What the exercise asks = Look for the line containing "Recreate this image" and the line containing "from matplotlib.lines import Line2D"; retype them and all lines between, exactly, and leave out the pictures.

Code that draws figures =
Begin
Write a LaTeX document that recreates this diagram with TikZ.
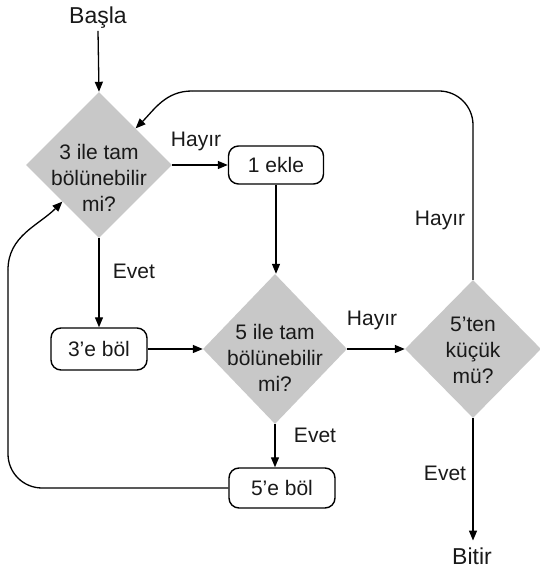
\documentclass[tikz,border=0pt]{standalone}
\usepackage{fontspec}
\setmainfont{Liberation Sans}
\usetikzlibrary{shapes.geometric,arrows.meta}
\definecolor{diafill}{RGB}{200,200,200}
\definecolor{ink}{RGB}{25,25,25}
\tikzset{
  dia/.style={diamond,fill=diafill,draw=none,inner sep=0pt},
  dtext/.style={align=center,font=\fontsize{21}{26}\selectfont,text=ink,inner sep=0pt},
  proc/.style={draw=black,line width=1.4pt,rounded corners=10pt,font=\fontsize{21}{26}\selectfont,text=ink,inner sep=0pt},
  lbl/.style={font=\fontsize{21}{26}\selectfont,text=ink,inner sep=1pt},
  term/.style={font=\fontsize{23}{28}\selectfont,text=ink,inner sep=2pt},
  arr/.style={line width=1.3pt,-{Triangle[length=10pt,width=8pt]}},
  ln/.style={line width=1.3pt}
}
\begin{document}
\begin{tikzpicture}[x=1pt,y=1pt]
\useasboundingbox (0,0) rectangle (539,569);
% nodes
\node[term] (start) at (98,551) {Başla};
\node[dia,minimum width=146pt,minimum height=146pt] (d1) at (99,404) {};
\node[dtext] (t1) at (99,391) {3 ile tam\\bölünebilir\\mi?};
\node[proc,minimum width=95pt,minimum height=38pt] (b1) at (276,404) {1 ekle};
\node[dia,minimum width=144pt,minimum height=150pt] (d2) at (275,220) {};
\node[dtext] (t2) at (275,211) {5 ile tam\\bölünebilir\\mi?};
\node[proc,minimum width=96pt,minimum height=42pt] (b3) at (99,220) {3'e böl};
\node[proc,minimum width=106pt,minimum height=40pt] (b5) at (282,81) {5'e böl};
\node[dia,minimum width=136pt,minimum height=138pt] (d3) at (473,220) {};
\node[dtext] (t3) at (473,219) {5'ten\\küçük\\mü?};
\node[term,outer ysep=5pt] (end) at (472,13) {Bitir};
% labels
\node[lbl] (h1) at (196,428) {Hayır};
\node[lbl] (e1) at (134,298) {Evet};
\node[lbl] (h2) at (372,249) {Hayır};
\node[lbl] (e2) at (315,134) {Evet};
\node[lbl] (e3) at (445,96) {Evet};
\node[lbl] (h3) at (440,349) {Hayır};
% helper coordinates
\coordinate (cA) at (192,478);
\coordinate (cB) at (8,299);
% connectors
\draw[arr] (start.south) -- (d1.north);
\draw[arr] (d1.east) -- (b1.west);
\draw[arr] (b1.south) -- (b1.south |- d2.north);
\draw[arr] (d1.south) -- (d1.south |- b3.north);
\draw[arr] (b3.east) -- (d2.west);
\draw[arr] (d2.south) -- (d2.south |- b5.north);
\draw[arr] (d2.east) -- (d3.west);
\draw[arr] (d3.south) -- (d3.south |- end.north);
\draw[ln,rounded corners=34pt] (d3.north) |- (cA);
\draw[arr] (cA) to[out=180,in=45] (d1.north east);
\draw[ln,rounded corners=34pt] (b5.west) -| (cB);
\draw[arr] (cB) to[out=90,in=225] (d1.south west);
\end{tikzpicture}
\end{document}
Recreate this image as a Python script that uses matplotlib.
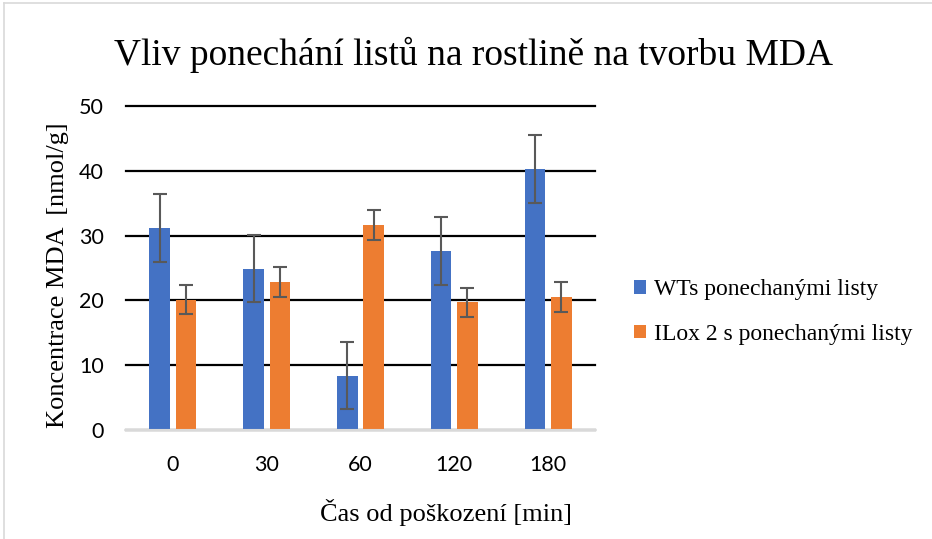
import matplotlib.pyplot as plt
import numpy as np
from matplotlib.lines import Line2D

categories = ["0", "30", "60", "120", "180"]
wt_values = [31.2, 24.9, 8.4, 27.6, 40.3]
wt_errors = [5.2, 5.2, 5.2, 5.2, 5.3]
ilox_values = [20.1, 22.8, 31.6, 19.7, 20.5]
ilox_errors = [2.2, 2.3, 2.3, 2.2, 2.3]
series_names = ["WTs ponechanými listy", "ILox 2 s ponechanými listy"]

SERIF = "Liberation Serif"
SANS = "Lato"
BLUE = "#4472C4"
ORANGE = "#ED7D31"

fig = plt.figure(figsize=(9.32, 5.39), dpi=100)
ax = fig.add_axes([126 / 932, 1 - 430 / 539, 469 / 932, 324 / 539])

x = np.arange(len(categories))
width = 0.22
offset = 0.14
err_kw = dict(ecolor="#595959", elinewidth=1.5, capsize=5, capthick=1.5)
ax.bar(x - offset, wt_values, width, yerr=wt_errors, color=BLUE,
       label=series_names[0], error_kw=err_kw, zorder=3)
ax.bar(x + offset, ilox_values, width, yerr=ilox_errors, color=ORANGE,
       label=series_names[1], error_kw=err_kw, zorder=3)

ax.set_xlim(-0.5, len(categories) - 0.5)
ax.set_ylim(0, 50)
ax.set_yticks(range(0, 51, 10))
ax.set_xticks(x)
ax.set_xticklabels(categories)
ax.yaxis.grid(True, color="black", linewidth=1.6, zorder=0)
ax.set_axisbelow(True)
for gl in ax.get_ygridlines():
    gl.set_clip_on(False)
for side in ["top", "right", "left"]:
    ax.spines[side].set_visible(False)
ax.spines["bottom"].set_color("#d9d9d9")
ax.spines["bottom"].set_linewidth(1.5)
ax.spines["bottom"].set_zorder(4)
ax.tick_params(length=0, labelsize=15.5)
ax.tick_params(axis="x", pad=18)
ax.tick_params(axis="y", pad=16)
for lbl in ax.get_xticklabels() + ax.get_yticklabels():
    lbl.set_fontfamily(SANS)

fig.text(473 / 932, 1 - 55 / 539, "Vliv ponechání listů na rostlině na tvorbu MDA",
         ha="center", va="center", fontsize=27, family=SERIF)
fig.text(58 / 932, 1 - 275 / 539, "Koncentrace MDA  [nmol/g]", rotation=90,
         ha="center", va="center", fontsize=19, family=SERIF)
fig.text(446 / 932, 1 - 512 / 539, "Čas od poškození [min]",
         ha="center", va="center", fontsize=19, family=SERIF)

fig.legend(loc="center left", bbox_to_anchor=(613 / 932, 1 - 312 / 539),
           frameon=False, prop={"family": SERIF, "size": 17},
           handlelength=0.5, handleheight=0.5, handletextpad=0.35,
           labelspacing=1.0)

# light chart border on top and left
fig.add_artist(Line2D([4 / 932, 1], [1 - 3 / 539, 1 - 3 / 539], color="#d9d9d9", lw=1.2))
fig.add_artist(Line2D([4 / 932, 4 / 932], [0, 1 - 3 / 539], color="#d9d9d9", lw=1.2))

fig.savefig("out.png", dpi=100)
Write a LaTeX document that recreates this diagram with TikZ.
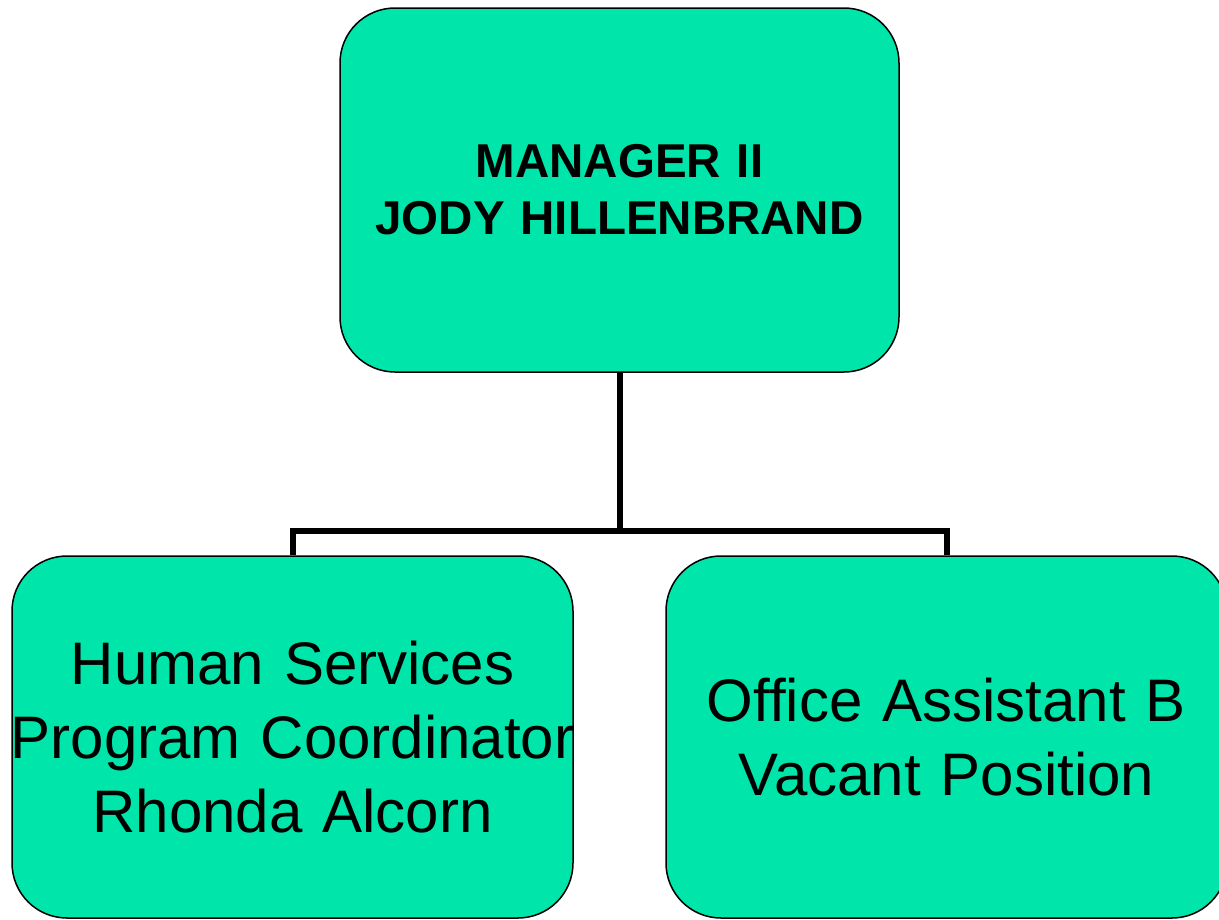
\documentclass[tikz,border=0pt]{standalone}
\usepackage{fontspec}
\setmainfont{Liberation Sans}
\usepackage{xcolor}
\usepackage{tikz}

\definecolor{boxgreen}{RGB}{0,229,170}

\begin{document}
\begin{tikzpicture}[x=1pt,y=-1pt,
  box/.style={draw=black, line width=1.5pt, fill=boxgreen, rounded corners=55pt,
    minimum width=561pt, minimum height=362pt, text width=561pt,
    inner sep=0pt, align=center, font=\fontsize{60}{74}\selectfont},
  link/.style={draw=black, line width=6pt}]
  \useasboundingbox (0,0) rectangle (1219,919);
  \clip (0,0) rectangle (1219,919);
  % boxes
  \node[box, minimum width=559pt, minimum height=364pt, text width=559pt,
    font=\fontsize{47.5}{57}\selectfont\bfseries] (mgr) at (619.5,190)
    {MANAGER II\\JODY HILLENBRAND};
  \node[box] (hspc) at (292.5,737)
    {Human Services\\\makebox[\linewidth]{Program Coordinator}\\Rhonda Alcorn};
  \node[box] (oab) at (946.5,737)
    {Office Assistant B\\Vacant Position};
  % links
  \coordinate (split) at (619.5,531);
  \draw[link] (mgr.south) -- (split);
  \draw[link] (hspc.north) |- (split) -| (oab.north);
\end{tikzpicture}
\end{document}
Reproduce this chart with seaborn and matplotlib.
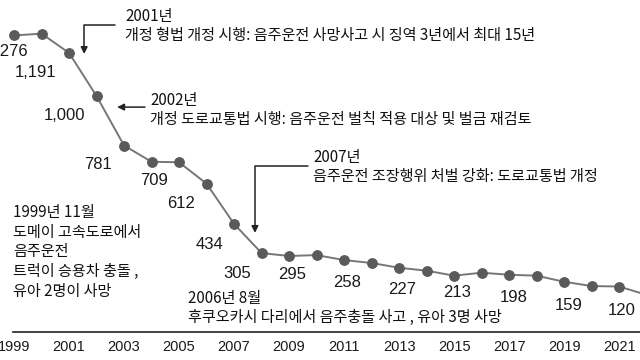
import matplotlib
matplotlib.use("Agg")
import matplotlib.pyplot as plt
import seaborn as sns
import pandas as pd

# Yearly values
years = list(range(1999, 2023))
deaths = [1268, 1276, 1191, 1000, 781, 709, 707, 612, 434, 305, 292, 296,
          274, 261, 240, 227, 205, 218, 209, 205, 178, 159, 157, 120]

# Value labels (text, x position in years, y position in data units)
label_text = ["1,276", "1,191", "1,000", "781", "709", "612", "434", "305",
              "295", "258", "227", "213", "198", "159", "120"]
label_x = [1998.75, 1999.8, 2000.82, 2002.05, 2004.09, 2005.07, 2006.09, 2007.1,
           2009.1, 2011.1, 2013.1, 2015.1, 2017.15, 2019.15, 2021.1]
label_y = [1195, 1106, 916, 695, 624, 526, 345, 216,
           208, 176, 145, 132, 110, 75, 53]

tick_years = list(range(1999, 2022, 2))

df = pd.DataFrame({"year": years, "deaths": deaths})

sns.set_style("white")
plt.rcParams["font.family"] = ["Noto Sans CJK KR", "DejaVu Sans"]

fig = plt.figure(figsize=(6.4, 3.6), dpi=100)
ax = fig.add_axes([0, 0.078, 1, 0.922])

sns.lineplot(data=df, x="year", y="deaths", ax=ax, color="#777777", linewidth=1.4,
             marker="o", markersize=7, markerfacecolor="#5a5a5a",
             markeredgecolor="#5a5a5a")

for t, x, y in zip(label_text, label_x, label_y):
    ax.text(x, y, t, ha="center", va="center", fontsize=12,
            family=["Liberation Sans", "DejaVu Sans"], color="#1a1a1a")

ax.set_xlim(1998.49, 2021.76)
ax.set_ylim(-44, 1425)
ax.set_xticks(tick_years)
ax.set_xticklabels([str(y) for y in tick_years], fontsize=10.5,
                   family=["Liberation Sans", "DejaVu Sans"], color="#1a1a1a")
ax.set_yticks([])
ax.tick_params(axis="x", length=0, pad=6)
ax.set_xlabel("")
ax.set_ylabel("")
for s in ["top", "left", "right"]:
    ax.spines[s].set_visible(False)
ax.spines["bottom"].set_color("#222222")
ax.spines["bottom"].set_linewidth(1.2)
ax.spines["bottom"].set_bounds(1998.96, 2021.76)

txt = dict(fontsize=10.9, color="#111111", ha="left", va="center",
           linespacing=1.15, fontweight="medium")
arr = dict(arrowstyle="-|>", color="#222222", lw=1.1, mutation_scale=10,
           shrinkA=0, shrinkB=0)

# 2001
ax.text(2003.04, 1310, "2001년\n개정 형법 개정 시행: 음주운전 사망사고 시 징역 3년에서 최대 15년", **txt)
ax.annotate("", xy=(2001.55, 1186), xytext=(2002.67, 1314),
            arrowprops=dict(connectionstyle="angle,angleA=0,angleB=90,rad=0", **arr))
# 2002
ax.text(2003.95, 938, "2002년\n개정 도로교통법 시행: 음주운전 벌칙 적용 대상 및 벌금 재검토", **txt)
ax.annotate("", xy=(2002.75, 951), xytext=(2003.76, 951), arrowprops=arr)
# 2007
ax.text(2009.87, 686, "2007년\n음주운전 조장행위 처벌 강화: 도로교통법 개정", **txt)
ax.annotate("", xy=(2007.76, 394), xytext=(2009.69, 690),
            arrowprops=dict(connectionstyle="angle,angleA=0,angleB=90,rad=0", **arr))
# 1999 event
ax.text(1998.96, 310, "1999년 11월\n도메이 고속도로에서\n음주운전\n트럭이 승용차 충돌 ,\n유아 2명이 사망",
        **{**txt, "linespacing": 1.2})
# 2006 event
ax.text(2005.33, 60, "2006년 8월\n후쿠오카시 다리에서 음주충돌 사고 , 유아 3명 사망", **txt)

fig.savefig("out.png", dpi=100)
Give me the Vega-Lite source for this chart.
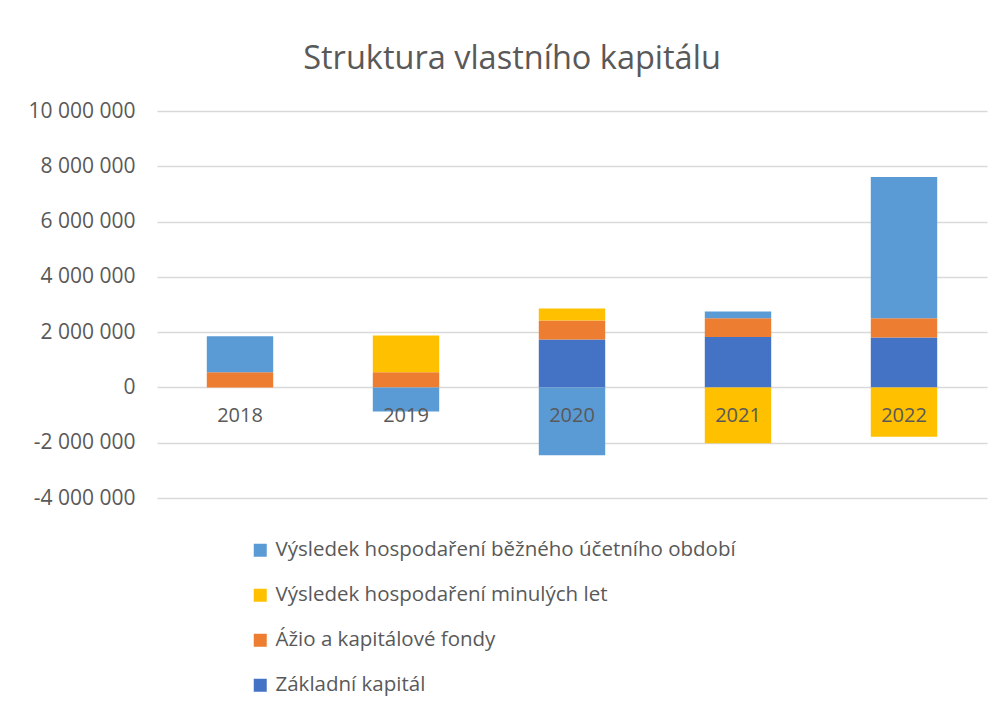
{
  "$schema": "https://vega.github.io/schema/vega-lite/v6.json",
  "autosize": "none",
  "width": 830,
  "height": 387,
  "padding": {"left": 157, "top": 111, "right": 18, "bottom": 215},
  "background": "white",
  "title": {
    "text": "Struktura vlastního kapitálu",
    "fontSize": 32.5,
    "font": "Open Sans",
    "fontWeight": "normal",
    "color": "#595959",
    "anchor": "middle",
    "dx": -60,
    "offset": 25
  },
  "config": {
    "locale": {
      "number": {"decimal": ",", "thousands": " ", "grouping": [3], "currency": ["", " Kč"], "minus": "-"}
    },
    "view": {"stroke": null},
    "font": "Open Sans"
  },
  "data": {
    "values": [
      {"rok": "2018", "polozka": "Ážio a kapitálové fondy", "poradi": 2, "hodnota": 550000},
      {"rok": "2018", "polozka": "Výsledek hospodaření běžného účetního období", "poradi": 4, "hodnota": 1300000},
      {"rok": "2019", "polozka": "Ážio a kapitálové fondy", "poradi": 2, "hodnota": 550000},
      {"rok": "2019", "polozka": "Výsledek hospodaření minulých let", "poradi": 3, "hodnota": 1330000},
      {"rok": "2019", "polozka": "Výsledek hospodaření běžného účetního období", "poradi": 4, "hodnota": -870000},
      {"rok": "2020", "polozka": "Základní kapitál", "poradi": 1, "hodnota": 1735000},
      {"rok": "2020", "polozka": "Ážio a kapitálové fondy", "poradi": 2, "hodnota": 685000},
      {"rok": "2020", "polozka": "Výsledek hospodaření minulých let", "poradi": 3, "hodnota": 435000},
      {"rok": "2020", "polozka": "Výsledek hospodaření běžného účetního období", "poradi": 4, "hodnota": -2450000},
      {"rok": "2021", "polozka": "Základní kapitál", "poradi": 1, "hodnota": 1820000},
      {"rok": "2021", "polozka": "Ážio a kapitálové fondy", "poradi": 2, "hodnota": 685000},
      {"rok": "2021", "polozka": "Výsledek hospodaření minulých let", "poradi": 3, "hodnota": -2020000},
      {"rok": "2021", "polozka": "Výsledek hospodaření běžného účetního období", "poradi": 4, "hodnota": 245000},
      {"rok": "2022", "polozka": "Základní kapitál", "poradi": 1, "hodnota": 1810000},
      {"rok": "2022", "polozka": "Ážio a kapitálové fondy", "poradi": 2, "hodnota": 695000},
      {"rok": "2022", "polozka": "Výsledek hospodaření minulých let", "poradi": 3, "hodnota": -1780000},
      {"rok": "2022", "polozka": "Výsledek hospodaření běžného účetního období", "poradi": 4, "hodnota": 5105000}
    ]
  },
  "mark": {"type": "bar"},
  "encoding": {
    "x": {
      "field": "rok",
      "type": "nominal",
      "scale": {"paddingInner": 0.6, "paddingOuter": 0.3},
      "axis": {
        "title": null,
        "labelAngle": 0,
        "labelFontSize": 20,
        "labelColor": "#595959",
        "labelPadding": 18,
        "domain": false,
        "ticks": false,
        "offset": -110.6,
        "zindex": 1
      }
    },
    "y": {
      "field": "hodnota",
      "type": "quantitative",
      "stack": "zero",
      "scale": {"domain": [-4000000, 10000000], "nice": false},
      "axis": {
        "title": null,
        "values": [-4000000, -2000000, 0, 2000000, 4000000, 6000000, 8000000, 10000000],
        "format": ",d",
        "labelFontSize": 21,
        "labelColor": "#595959",
        "labelPadding": 22,
        "domain": false,
        "ticks": false,
        "gridColor": "#D9D9D9",
        "gridWidth": 1.5
      }
    },
    "color": {
      "field": "polozka",
      "type": "nominal",
      "scale": {
        "domain": ["Výsledek hospodaření běžného účetního období", "Výsledek hospodaření minulých let", "Ážio a kapitálové fondy", "Základní kapitál"],
        "range": ["#5B9BD5", "#FFC000", "#ED7D31", "#4472C4"]
      },
      "legend": {
        "title": null,
        "orient": "none",
        "legendX": 93,
        "legendY": 429,
        "direction": "vertical",
        "symbolType": "square",
        "symbolSize": 169,
        "symbolStrokeWidth": 0,
        "labelFontSize": 20.5,
        "labelColor": "#595959",
        "labelLimit": 800,
        "rowPadding": 24,
        "labelOffset": 5
      }
    },
    "order": {"field": "poradi", "type": "quantitative", "sort": "ascending"}
  }
}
End
Written solution =
Recreate this image as a Python script that uses matplotlib.
import matplotlib.pyplot as plt
import numpy as np
from matplotlib.lines import Line2D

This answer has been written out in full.